Pictures excluded, return the lines below from the first through the line holding "y_ticks = [-200, 0, 200]".
Start Dataset content
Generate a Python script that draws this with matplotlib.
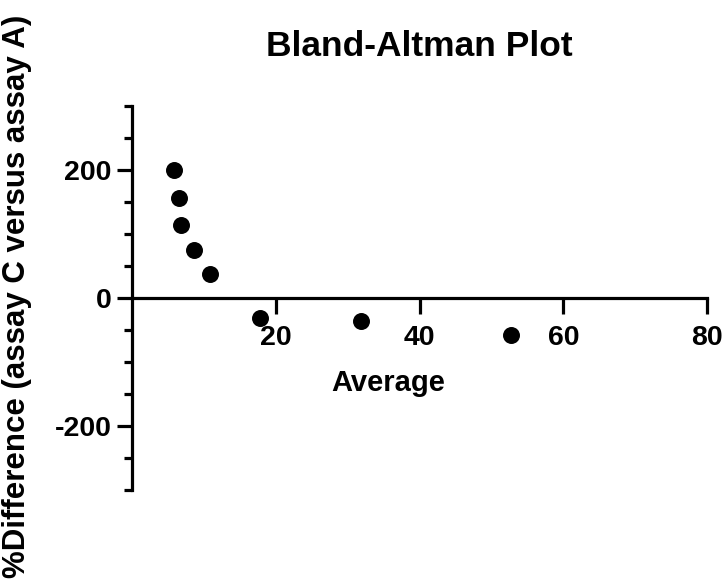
import matplotlib
matplotlib.use('Agg')
import matplotlib.pyplot as plt
from matplotlib.ticker import MultipleLocator, FixedLocator

# Data
average = [5.8, 6.55, 6.8, 8.55, 10.8, 17.8, 31.8, 52.7]
pct_difference = [200, 155, 114, 74, 37, -32, -37, -59]

x_ticks = [20, 40, 60, 80]
y_ticks = [-200, 0, 200]

title = 'Bland-Altman Plot'
x_label = 'Average'
y_label = '%Difference (assay C versus assay A)'

plt.rcParams['font.family'] = ['Liberation Sans', 'DejaVu Sans']
plt.rcParams['font.weight'] = 'bold'
plt.rcParams['axes.unicode_minus'] = False  # plain hyphen like the reference

fig = plt.figure(figsize=(7.24, 5.84), dpi=100)
ax = fig.add_axes([0.1827, 0.1615, 0.7938, 0.6575])

# Scatter of the points
ax.plot(average, pct_difference, 'o', color='black', markersize=11.2, clip_on=False)

ax.set_xlim(0, 80)
ax.set_ylim(-300, 300)

# Prism-like axes: x axis crosses at y = 0, y axis at x = 0
for side in ['top', 'right']:
    ax.spines[side].set_visible(False)
ax.spines['bottom'].set_position(('data', 0))
ax.spines['left'].set_position(('data', 0))
for side in ['bottom', 'left']:
    ax.spines[side].set_linewidth(2.3)

ax.xaxis.set_major_locator(FixedLocator(x_ticks))
ax.yaxis.set_major_locator(FixedLocator(y_ticks))
ax.yaxis.set_minor_locator(MultipleLocator(50))

ax.tick_params(axis='x', which='major', direction='out', length=11.5, width=2.3,
               labelsize=20.5, pad=8)
ax.tick_params(axis='y', which='major', direction='out', length=10.8, width=2.3,
               labelsize=20.5, pad=4)
ax.tick_params(axis='y', which='minor', direction='out', length=5.8, width=2.3)

for lbl in ax.get_xticklabels() + ax.get_yticklabels():
    lbl.set_fontweight('bold')

# Labels and title
ax.set_xlabel(x_label, fontsize=21, fontweight='bold', va='center')
ax.xaxis.set_label_coords(0.445, 0.277)
ax.set_ylabel(y_label, fontsize=22.5, fontweight='bold', va='center')
ax.yaxis.set_label_coords(-0.2006, 0.504)
ax.text(0.5, 1.153, title, transform=ax.transAxes, ha='center', va='center',
        fontsize=25.5, fontweight='bold')

fig.savefig('out.png', dpi=100)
End Dataset content
→ Exercise solution:
Generate a Python script that draws this with matplotlib.
import matplotlib
matplotlib.use('Agg')
import matplotlib.pyplot as plt
from matplotlib.ticker import MultipleLocator, FixedLocator

# Data
average = [5.8, 6.55, 6.8, 8.55, 10.8, 17.8, 31.8, 52.7]
pct_difference = [200, 155, 114, 74, 37, -32, -37, -59]

x_ticks = [20, 40, 60, 80]
y_ticks = [-200, 0, 200]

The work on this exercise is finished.